もちろん活き活きとする事と浅薄な楽しみを吹聴することは異なります。

「とにかく来ていただいて、福島を好きになって欲しい。でもその後に10年前の悲しい事故の歴史を知れば、その美味しさ、美しさがより深いものになると思います」

物づくりを続ける人々が、異口同音におっしゃったことです。

「好き」「楽しい」「すごい」という肌感覚があれば、その背後にある不幸な歴史はその感覚を深めることはあっても、決して風評被害となることはない。それこそが、福島にプライドを持つ方々が経験から学ばれたことなのだと思います。

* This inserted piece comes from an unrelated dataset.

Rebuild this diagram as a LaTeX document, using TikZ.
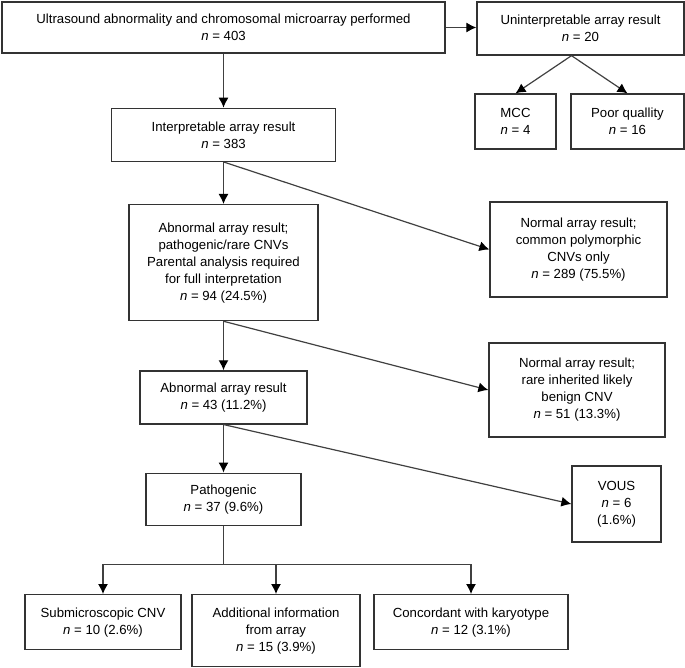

そして面白かったことは、色々な方と情報発信の話をすると、知らず知らずのうちに必ずと言っていいほど

「とにかく来てほしい」「食べて欲しい」

という言葉に帰結することでした。

情報発信とは、情報の受け手に何かを「知ってもらう」「学んでもらう」手段です。それがなぜ「来てもらう」ことにつながるのか。これは、人の学び方の多様さにあるように思います。

マネジメントの創始者として有名なピーター・F・ドラッカーはその著書の中で、人には各々得意とする学び方がある、と書いています[1]Peter F. Drucker, “Managing Yourself”, Harvard Business Review.。学校の勉強のように読んだり書いたりして学ぶことが得意な方もいますし、経営者の中には、何かを書いたり人に語ることで学ぶ方も多いでしょう。

そして学び方はそれだけではありません。福島に関わる方には、「食べて」「育てて」「作って」「してあげて」学ぶことが得意、そんな方が特に多いように思います。このような方々に情報を届けるためには、その学び方に合わせた発信が必要なのではないでしょうか。

「受信者が行動する」情報発信

それは「情報発信の結果、人が来る」のではなく、人が来て、食べて、作業をしてもらうこと自体が情報発信の「手段」なのだ、という発想の転換も必要ではないか、ということです。

今、情報発信と言えば文字や絵、動画で発信するといった、受信者が受け身のものが大半です。しかしいくら有名YouTuberを呼んでも、その発信は「書いて学ぶ」人や「喋って学ぶ」人、ましてや「食べて」「作って」「育てて」「してあげて」学ぶことが得意な人と言った、能動的な学びが得意な方には届かないのではないでしょうか。WebページやYouTubeにこれだけ多くの発信がなされていてもなお、多くの方が

「情報発信が足りない」

と感じるのは、このある意味偏った情報発信のせいなのかもしれません。

世の中にフェイクニュースが氾濫し、流される文字や映像の持つ価値は不安定なものとなっています。そんな今だからこそ、私たちは“してもらう”という情報発信を真剣に考えるべきなのかもしれません。

脚注

脚注
1 Peter F. Drucker, “Managing Yourself”, Harvard Business Review.

越智小枝Sae Ochi

Profile
東京慈恵会医科大学臨床検査医学講座 主任教授
1974年生まれ。東京医科歯科大学卒。都立墨東病院医長などを経て、インペリアルカレッジ・ロンドンで公衆衛生を学び、東日本大震災を機に被災地の医療と公衆衛生問題に取り組んでいる。